Mort de Philippine: comment le juge a-t-il motivé sa décision de remise en liberté du suspect deux semaines avant le meurtre?

Dans une décision datée du 3 septembre 2024, le juge des libertés et de la détention de Metz a remis en liberté Taha O, le suspect du meurtre de Philippine, alors présent en centre de rétention administrative.

Une décision de justice qui fait débat. Taha O., un homme de nationalité marocaine, sous OQTF, déjà condamné par la justice française, est suspecté du meurtre de Philippine. Il a été arrêté mardi 24 septembre à la gare de Genève en Suisse, quatre jours après la découverte du corps de la jeune étudiante de 19 ans, dans le bois de Boulogne à Paris.

Selon nos informations, après son arrivée en France, celui-ci a violé une étudiante de 23 ans. Le 5 septembre 2019, il a été écroué et placé en détention provisoire. Puis, le 15 mars 2022, après sa condamnation, celui-ci a été transféré au centre de détention de Joux-la-Ville le 15 mars 2022.

Enfin, le 20 juin 2024, il est ressorti pour se rendre en centre de rétention administrative, alors qu'une obligation de quitter le territoire français (OQTF) lui avait été adressée deux jours plus tôt. Enfin, le 3 septembre dernier, il est remis en liberté par un juge des libertés et de la détention.

BFMTV a pu consulter le document émis. Dans celui-ci, le juge des libertés et de la détention (JLD) de Metz rappelle les règles autorisant la prolongation du délai de rétention maximum d'un étranger, fixé à 60 jours par l'article L742-5 du Code de l'entrée et du séjour des étrangers et du droit d'asile.

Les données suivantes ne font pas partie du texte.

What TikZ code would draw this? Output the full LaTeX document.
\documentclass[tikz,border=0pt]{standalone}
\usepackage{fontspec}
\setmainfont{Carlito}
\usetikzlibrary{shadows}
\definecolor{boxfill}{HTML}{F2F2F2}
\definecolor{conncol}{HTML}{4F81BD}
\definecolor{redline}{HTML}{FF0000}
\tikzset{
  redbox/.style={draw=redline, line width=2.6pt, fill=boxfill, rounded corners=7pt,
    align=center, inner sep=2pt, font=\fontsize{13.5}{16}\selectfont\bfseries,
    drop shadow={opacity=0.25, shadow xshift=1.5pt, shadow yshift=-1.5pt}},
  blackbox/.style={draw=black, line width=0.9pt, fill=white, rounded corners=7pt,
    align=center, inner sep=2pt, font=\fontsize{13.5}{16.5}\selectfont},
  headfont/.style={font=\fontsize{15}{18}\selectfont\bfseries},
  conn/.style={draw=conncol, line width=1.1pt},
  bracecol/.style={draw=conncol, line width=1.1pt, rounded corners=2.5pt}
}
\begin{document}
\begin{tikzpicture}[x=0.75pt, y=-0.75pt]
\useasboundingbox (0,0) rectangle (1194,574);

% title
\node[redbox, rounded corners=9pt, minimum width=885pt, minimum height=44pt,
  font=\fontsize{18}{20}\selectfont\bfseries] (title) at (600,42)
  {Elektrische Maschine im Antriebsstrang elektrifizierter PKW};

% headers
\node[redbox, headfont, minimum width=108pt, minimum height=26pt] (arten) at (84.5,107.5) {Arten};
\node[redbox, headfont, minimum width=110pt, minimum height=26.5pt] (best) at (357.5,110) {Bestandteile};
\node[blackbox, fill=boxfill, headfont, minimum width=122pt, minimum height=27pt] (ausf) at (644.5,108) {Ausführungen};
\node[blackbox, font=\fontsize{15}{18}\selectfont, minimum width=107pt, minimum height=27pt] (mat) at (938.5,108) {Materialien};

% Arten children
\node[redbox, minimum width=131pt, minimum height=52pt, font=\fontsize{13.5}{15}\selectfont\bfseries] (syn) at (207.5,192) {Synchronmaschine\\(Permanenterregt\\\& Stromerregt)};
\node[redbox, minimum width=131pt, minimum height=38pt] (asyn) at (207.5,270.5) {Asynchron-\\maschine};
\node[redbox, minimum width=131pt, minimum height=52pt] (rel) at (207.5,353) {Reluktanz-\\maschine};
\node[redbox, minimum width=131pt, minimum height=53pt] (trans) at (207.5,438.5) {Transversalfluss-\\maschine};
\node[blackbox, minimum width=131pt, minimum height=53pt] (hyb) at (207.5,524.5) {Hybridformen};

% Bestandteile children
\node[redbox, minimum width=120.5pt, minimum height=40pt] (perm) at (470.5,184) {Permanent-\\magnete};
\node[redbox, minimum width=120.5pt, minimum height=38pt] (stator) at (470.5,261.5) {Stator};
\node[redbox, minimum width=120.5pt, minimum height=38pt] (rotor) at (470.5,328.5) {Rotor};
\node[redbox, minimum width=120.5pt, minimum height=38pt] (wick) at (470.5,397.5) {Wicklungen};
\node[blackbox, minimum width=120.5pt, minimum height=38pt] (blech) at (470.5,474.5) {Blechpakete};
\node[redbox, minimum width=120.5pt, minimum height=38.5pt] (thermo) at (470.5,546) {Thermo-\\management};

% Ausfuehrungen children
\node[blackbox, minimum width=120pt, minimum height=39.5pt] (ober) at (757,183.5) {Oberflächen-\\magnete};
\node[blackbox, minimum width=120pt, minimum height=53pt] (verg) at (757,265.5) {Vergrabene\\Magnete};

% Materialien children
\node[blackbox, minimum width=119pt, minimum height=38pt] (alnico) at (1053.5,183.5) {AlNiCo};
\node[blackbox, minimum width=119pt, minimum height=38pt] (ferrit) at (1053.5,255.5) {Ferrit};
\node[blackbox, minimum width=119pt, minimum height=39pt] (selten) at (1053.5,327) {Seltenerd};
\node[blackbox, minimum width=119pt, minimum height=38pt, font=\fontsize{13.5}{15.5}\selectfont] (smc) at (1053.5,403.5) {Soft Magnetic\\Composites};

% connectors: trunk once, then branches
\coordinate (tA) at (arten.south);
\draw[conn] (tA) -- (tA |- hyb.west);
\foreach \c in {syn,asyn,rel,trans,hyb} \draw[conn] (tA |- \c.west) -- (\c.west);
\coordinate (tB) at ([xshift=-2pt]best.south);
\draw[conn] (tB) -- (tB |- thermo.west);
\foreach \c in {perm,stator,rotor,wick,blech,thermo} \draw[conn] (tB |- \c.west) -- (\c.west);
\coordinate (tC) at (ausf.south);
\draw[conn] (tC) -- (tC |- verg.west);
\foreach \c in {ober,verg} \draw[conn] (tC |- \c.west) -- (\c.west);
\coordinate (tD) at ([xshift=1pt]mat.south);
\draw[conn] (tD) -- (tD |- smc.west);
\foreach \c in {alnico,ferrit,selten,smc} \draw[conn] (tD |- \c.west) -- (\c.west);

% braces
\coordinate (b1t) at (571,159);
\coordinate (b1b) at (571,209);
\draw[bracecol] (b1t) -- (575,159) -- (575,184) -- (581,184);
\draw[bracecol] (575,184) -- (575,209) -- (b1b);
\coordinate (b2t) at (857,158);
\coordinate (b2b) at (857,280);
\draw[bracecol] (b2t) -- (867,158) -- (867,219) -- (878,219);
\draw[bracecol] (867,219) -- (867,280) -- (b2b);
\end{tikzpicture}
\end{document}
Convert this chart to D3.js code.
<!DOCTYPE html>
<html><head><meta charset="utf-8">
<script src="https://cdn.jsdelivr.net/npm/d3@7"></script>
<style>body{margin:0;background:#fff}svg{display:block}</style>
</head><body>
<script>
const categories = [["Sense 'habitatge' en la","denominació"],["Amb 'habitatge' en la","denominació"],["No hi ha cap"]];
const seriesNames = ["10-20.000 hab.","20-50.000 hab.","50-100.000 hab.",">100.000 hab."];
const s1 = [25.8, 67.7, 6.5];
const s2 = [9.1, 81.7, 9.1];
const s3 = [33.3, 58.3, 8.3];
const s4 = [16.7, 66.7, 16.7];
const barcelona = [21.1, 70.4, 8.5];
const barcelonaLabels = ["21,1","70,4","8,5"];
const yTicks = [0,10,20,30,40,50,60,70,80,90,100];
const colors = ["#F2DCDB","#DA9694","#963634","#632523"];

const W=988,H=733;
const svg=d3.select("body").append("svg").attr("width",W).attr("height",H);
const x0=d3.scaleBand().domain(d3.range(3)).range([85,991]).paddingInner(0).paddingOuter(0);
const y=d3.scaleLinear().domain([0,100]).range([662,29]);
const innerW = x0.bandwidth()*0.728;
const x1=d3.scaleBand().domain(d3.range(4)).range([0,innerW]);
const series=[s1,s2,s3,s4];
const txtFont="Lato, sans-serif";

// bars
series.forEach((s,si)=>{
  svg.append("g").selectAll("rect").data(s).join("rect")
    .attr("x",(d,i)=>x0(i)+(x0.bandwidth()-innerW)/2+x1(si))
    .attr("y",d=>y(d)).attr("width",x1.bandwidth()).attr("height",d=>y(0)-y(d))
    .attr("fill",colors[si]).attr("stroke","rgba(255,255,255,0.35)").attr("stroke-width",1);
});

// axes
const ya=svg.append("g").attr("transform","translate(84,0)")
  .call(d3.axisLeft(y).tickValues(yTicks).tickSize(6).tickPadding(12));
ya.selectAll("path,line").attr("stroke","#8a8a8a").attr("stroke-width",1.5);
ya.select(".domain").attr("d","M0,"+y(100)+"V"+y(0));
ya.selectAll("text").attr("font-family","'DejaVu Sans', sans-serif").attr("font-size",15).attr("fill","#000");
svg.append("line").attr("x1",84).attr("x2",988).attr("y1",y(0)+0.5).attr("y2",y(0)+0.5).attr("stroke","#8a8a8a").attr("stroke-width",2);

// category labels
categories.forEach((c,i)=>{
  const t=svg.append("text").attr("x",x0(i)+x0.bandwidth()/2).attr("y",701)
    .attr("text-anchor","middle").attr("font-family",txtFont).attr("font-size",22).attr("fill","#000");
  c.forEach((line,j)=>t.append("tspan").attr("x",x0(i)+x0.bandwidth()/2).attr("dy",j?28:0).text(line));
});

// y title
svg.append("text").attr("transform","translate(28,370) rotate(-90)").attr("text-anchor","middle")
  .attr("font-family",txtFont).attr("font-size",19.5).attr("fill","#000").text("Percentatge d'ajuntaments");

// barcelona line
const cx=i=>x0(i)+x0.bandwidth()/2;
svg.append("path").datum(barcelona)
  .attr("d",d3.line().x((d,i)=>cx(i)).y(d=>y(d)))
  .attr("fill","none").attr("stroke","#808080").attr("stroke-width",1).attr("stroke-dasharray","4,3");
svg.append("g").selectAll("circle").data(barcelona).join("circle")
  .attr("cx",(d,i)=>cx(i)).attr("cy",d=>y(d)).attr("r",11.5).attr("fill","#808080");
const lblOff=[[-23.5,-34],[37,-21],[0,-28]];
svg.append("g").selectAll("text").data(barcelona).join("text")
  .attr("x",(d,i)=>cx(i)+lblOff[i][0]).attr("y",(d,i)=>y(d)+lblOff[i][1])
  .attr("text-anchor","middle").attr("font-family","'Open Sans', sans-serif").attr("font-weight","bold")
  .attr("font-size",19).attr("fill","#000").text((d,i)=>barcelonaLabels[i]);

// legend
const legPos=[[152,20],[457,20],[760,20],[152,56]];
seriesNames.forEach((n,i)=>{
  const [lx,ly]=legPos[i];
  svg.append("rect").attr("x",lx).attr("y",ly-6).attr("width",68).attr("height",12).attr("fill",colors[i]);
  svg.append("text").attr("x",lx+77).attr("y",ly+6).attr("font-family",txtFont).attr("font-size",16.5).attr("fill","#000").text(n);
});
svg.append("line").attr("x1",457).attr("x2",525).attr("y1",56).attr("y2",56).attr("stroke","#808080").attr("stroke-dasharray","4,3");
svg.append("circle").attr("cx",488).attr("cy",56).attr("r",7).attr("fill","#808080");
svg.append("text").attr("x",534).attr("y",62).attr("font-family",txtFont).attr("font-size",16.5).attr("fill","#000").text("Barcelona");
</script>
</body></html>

En l'occurrence, le juge des libertés et de la détention peut prolonger une rétention si l'étranger a fait obstruction à l'exécution d'office de la décision d'éloignement; s'il a présenté une demande de protection contre l'éloignement ou une demande d'asile. Ou si la décision d'éloignement n'a pu être exécutée en raison du défaut de délivrance des documents de voyage par le consulat dont relève l'intéressé et qu'il est établi que cette délivrance doit intervenir à bref délai.

Les deux premiers points ont été écartés par le juge, qui explique que Taha O., ne s'est pas opposé à sa mesure d'éloignement et n'a pas sollicité l'asile.

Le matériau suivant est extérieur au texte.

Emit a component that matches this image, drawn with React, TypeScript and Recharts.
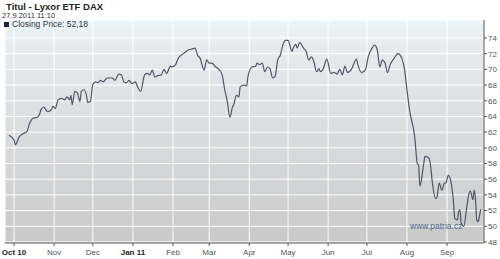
import React from "react";
import { LineChart, Line, XAxis, YAxis, CartesianGrid } from "recharts";

// closing prices (27.9.2010 - 27.9.2011)
const dates = [
  "2010-09-27", "2010-10-01", "2010-10-02", "2010-10-05", "2010-10-09", "2010-10-11", "2010-10-13",
  "2010-10-16", "2010-10-19", "2010-10-21", "2010-10-22", "2010-10-24", "2010-10-27", "2010-10-30",
  "2010-10-31", "2010-11-02", "2010-11-04", "2010-11-07", "2010-11-09", "2010-11-11", "2010-11-13",
  "2010-11-14", "2010-11-15", "2010-11-17", "2010-11-19", "2010-11-21", "2010-11-22", "2010-11-24",
  "2010-11-26", "2010-11-27", "2010-11-29", "2010-12-01", "2010-12-03", "2010-12-05", "2010-12-07",
  "2010-12-09", "2010-12-12", "2010-12-16", "2010-12-18", "2010-12-21", "2010-12-23", "2010-12-25",
  "2010-12-27", "2010-12-29", "2010-12-31", "2011-01-03", "2011-01-04", "2011-01-07", "2011-01-10",
  "2011-01-12", "2011-01-14", "2011-01-16", "2011-01-18", "2011-01-20", "2011-01-23", "2011-01-25",
  "2011-01-27", "2011-01-30", "2011-01-31", "2011-02-03", "2011-02-05", "2011-02-09", "2011-02-13",
  "2011-02-16", "2011-02-18", "2011-02-20", "2011-02-22", "2011-02-25", "2011-02-27", "2011-03-01",
  "2011-03-03", "2011-03-06", "2011-03-08", "2011-03-11", "2011-03-13", "2011-03-15", "2011-03-17",
  "2011-03-19", "2011-03-20", "2011-03-22", "2011-03-24", "2011-03-25", "2011-03-28", "2011-03-30",
  "2011-03-31", "2011-04-03", "2011-04-06", "2011-04-07", "2011-04-09", "2011-04-11", "2011-04-13",
  "2011-04-15", "2011-04-17", "2011-04-19", "2011-04-21", "2011-04-23", "2011-04-25", "2011-04-27",
  "2011-04-29", "2011-05-01", "2011-05-04", "2011-05-05", "2011-05-07", "2011-05-08", "2011-05-10",
  "2011-05-13", "2011-05-15", "2011-05-17", "2011-05-19", "2011-05-21", "2011-05-23", "2011-05-25",
  "2011-05-26", "2011-05-28", "2011-05-31", "2011-06-03", "2011-06-06", "2011-06-08", "2011-06-10",
  "2011-06-12", "2011-06-14", "2011-06-16", "2011-06-19", "2011-06-23", "2011-06-24", "2011-06-27",
  "2011-06-30", "2011-07-02", "2011-07-05", "2011-07-07", "2011-07-09", "2011-07-11", "2011-07-13",
  "2011-07-15", "2011-07-17", "2011-07-19", "2011-07-22", "2011-07-25", "2011-07-28", "2011-07-30",
  "2011-08-01", "2011-08-03", "2011-08-07", "2011-08-09", "2011-08-10", "2011-08-11", "2011-08-14",
  "2011-08-15", "2011-08-18", "2011-08-19", "2011-08-21", "2011-08-23", "2011-08-24", "2011-08-26",
  "2011-08-28", "2011-08-30", "2011-08-31", "2011-09-02", "2011-09-04", "2011-09-06", "2011-09-07",
  "2011-09-09", "2011-09-10", "2011-09-11", "2011-09-12", "2011-09-14", "2011-09-16", "2011-09-18",
  "2011-09-19", "2011-09-21", "2011-09-22", "2011-09-23", "2011-09-24", "2011-09-25", "2011-09-26",
  "2011-09-27",
];

const closes = [
  61.6, 61.0, 60.4, 61.4, 61.9, 62.1, 63.1,
  63.8, 63.9, 64.4, 64.9, 65.2, 64.6, 64.9,
  65.3, 65.0, 66.1, 66.3, 66.1, 66.5, 66.1,
  66.7, 65.5, 67.2, 67.0, 65.9, 67.2, 67.4,
  66.7, 65.8, 65.9, 68.1, 68.4, 68.3, 68.6,
  68.4, 68.9, 68.9, 68.6, 69.4, 69.3, 68.4,
  68.3, 68.6, 68.2, 68.4, 68.0, 67.2, 69.3,
  69.5, 69.3, 69.9, 69.0, 69.2, 69.3, 70.0,
  69.5, 70.4, 70.3, 70.6, 71.4, 72.0, 72.5,
  72.6, 72.7, 71.8, 71.4, 69.9, 71.2, 70.8,
  70.8, 70.3, 70.1, 69.3, 67.4, 65.9, 63.9,
  65.2, 65.5, 66.7, 66.5, 67.8, 68.0, 67.9,
  69.1, 70.3, 70.4, 70.8, 70.6, 70.8, 69.7,
  70.3, 70.1, 68.9, 69.1, 71.2, 71.8, 73.1,
  73.7, 73.7, 72.3, 72.7, 73.2, 72.7, 73.4,
  72.7, 72.3, 71.2, 71.6, 71.0, 69.7, 70.1,
  69.7, 70.0, 71.3, 69.5, 69.6, 69.4, 70.0,
  69.3, 70.4, 69.6, 70.0, 71.3, 70.6, 69.6,
  70.0, 71.6, 72.7, 73.1, 72.5, 70.3, 71.2,
  70.8, 69.6, 70.6, 71.4, 72.0, 71.4, 70.1,
  67.4, 64.8, 61.4, 58.0, 57.8, 55.1, 58.0,
  58.9, 58.7, 58.0, 55.1, 53.6, 53.6, 55.5,
  54.6, 55.5, 55.5, 56.5, 55.7, 53.1, 51.0,
  50.8, 51.9, 52.1, 50.4, 50.0, 52.1, 54.2,
  54.5, 53.4, 54.6, 53.4, 50.8, 50.6, 51.2,
  52.18,
];

const monthStarts = [
  "2010-10-01", "2010-11-01", "2010-12-01", "2011-01-01", "2011-02-01", "2011-03-01",
  "2011-04-01", "2011-05-01", "2011-06-01", "2011-07-01", "2011-08-01", "2011-09-01",
];
const monthLabels = ["Oct 10", "Nov", "Dec", "Jan 11", "Feb", "Mar", "Apr", "May", "Jun", "Jul", "Aug", "Sep"];
const priceTicks = [48, 50, 52, 54, 56, 58, 60, 62, 64, 66, 68, 70, 72, 74];

const DAY = 86400000;
const toTime = (s: string) => {
  const [y, m, d] = s.split("-").map(Number);
  return Date.UTC(y, m - 1, d);
};

const data = dates.map((d, i) => ({ t: toTime(d), close: closes[i] }));
const monthTimes = monthStarts.map(toTime);
const origin = toTime("2010-10-01");
const xDomain = [origin - 7 * DAY, origin + 363.6 * DAY];

const font = "'Liberation Sans', Arial, sans-serif";

function MonthTick(props: any) {
  const { x, y, payload } = props;
  const idx = monthTimes.indexOf(payload.value);
  const label = monthLabels[idx] ?? "";
  const bold = /\d/.test(label);
  return (
    <text
      x={x}
      y={y + 7}
      textAnchor="middle"
      fontSize={8}
      fontFamily={font}
      fontWeight={bold ? 700 : 400}
      fill={bold ? "#222" : "#555"}
    >
      {label}
    </text>
  );
}

export default function App() {
  return (
    <div style={{ position: "absolute", left: 0, top: 0, width: 500, height: 259, background: "#fff", fontFamily: font }}>
      <LineChart width={500} height={259} data={data} margin={{ top: 20, right: 0, bottom: 0, left: 5 }}>
        <defs>
          <linearGradient id="plotBg" x1="0" y1="0" x2="0" y2="1">
            <stop offset="0%" stopColor="#eaf6fc" />
            <stop offset="12%" stopColor="#e7ebee" />
            <stop offset="100%" stopColor="#c9c9c9" />
          </linearGradient>
        </defs>
        <CartesianGrid stroke="#ffffff" strokeWidth={1} fill="url(#plotBg)" fillOpacity={1} />
        <XAxis
          dataKey="t"
          type="number"
          scale="linear"
          domain={xDomain}
          allowDataOverflow
          ticks={monthTimes}
          interval={0}
          height={16}
          stroke="#555"
          tickSize={3}
          tick={<MonthTick />}
        />
        <YAxis
          orientation="right"
          domain={[47.87, 76.29]}
          allowDataOverflow
          ticks={priceTicks}
          interval={0}
          width={16}
          stroke="#555"
          tickSize={3}
          tick={{ fontSize: 8, fill: "#555", fontFamily: font, dx: -1 }}
        />
        <Line
          type="monotone"
          dataKey="close"
          stroke="#4c5668"
          strokeWidth={1.2}
          dot={false}
          isAnimationActive={false}
        />
      </LineChart>
      <div style={{ position: "absolute", left: 6, top: 1, fontSize: 9.5, fontWeight: 700, color: "#222" }}>
        Titul - Lyxor ETF DAX
      </div>
      <div style={{ position: "absolute", left: 2, top: 11, fontSize: 7.5, color: "#333" }}>27.9.2011 11:10</div>
      <div style={{ position: "absolute", left: 4, top: 19, fontSize: 8.5, color: "#333", display: "flex", alignItems: "center" }}>
        <span style={{ display: "inline-block", width: 5, height: 5, background: "#1b2440", marginRight: 3 }} />
        Closing Price: 52,18
      </div>
      <div style={{ position: "absolute", left: 410, top: 221, fontSize: 8.5, color: "#56648c" }}>www.patria.cz</div>
    </div>
  );
}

Pour le dernier point: le juge a constaté que le suspect ne disposait d'aucun document d'identité, que les autorités marocaines n'avaient à ce jour (le 3 septembre) pas répondu aux demandes de "délivrance d'un laissez-passer" (demande formulée le 18 juin 2024 puis relancé le 16 juillet, le 27 août 2024).

Le juge en a déduit que l'administration française ne pouvait garantir "la délivrance d'un laissez-passer, a fortiori l'organisation d'un vol" dans un bref délai comme la loi l'exige. Donc que ce motif n'a pas non plus été retenu.

Il existe toutefois un dernier motif. Le juge peut "à titre exceptionnel" décider de prolonger une rétention "en cas d'urgence absolue ou de menace pour l'ordre public". Or, le juge a relevé que Taha O. a été condamné à 7 ans de réclusion criminelle pour viol le 5 octobre 2021, le juge a aussi constaté que l'homme n'avait "ni logement, ni insertion sociale ou professionnelle et n'a aucun revenu".

Le juge en a déduit que "le risque de réitération des faits délictueux, et donc la menace à l'ordre public ne peut être exclue".

Pourtant, le juge indiquait en même temps que le suspect n'avait pas eu, lors de sa 3e prolongation de rétention, un comportement "qui aurait constitué une menace ou un trouble à l'ordre public" ainsi que l'exigent les dispositions de l'article 742-5 du Code de l'Entrée du Séjour des Etrangers et du Droit d'Asile pour autoriser la 4ème prolongation.

En définitive, le juge a conclu que les "conditions légales ne sont pas remplies" et a donc décidé de libérer le suspect, assigné à résidence dans un hôtel près d'Auxerre. Contacté par BFMTV, l'hôtel assure qu'il n'a jamais vu le suspect.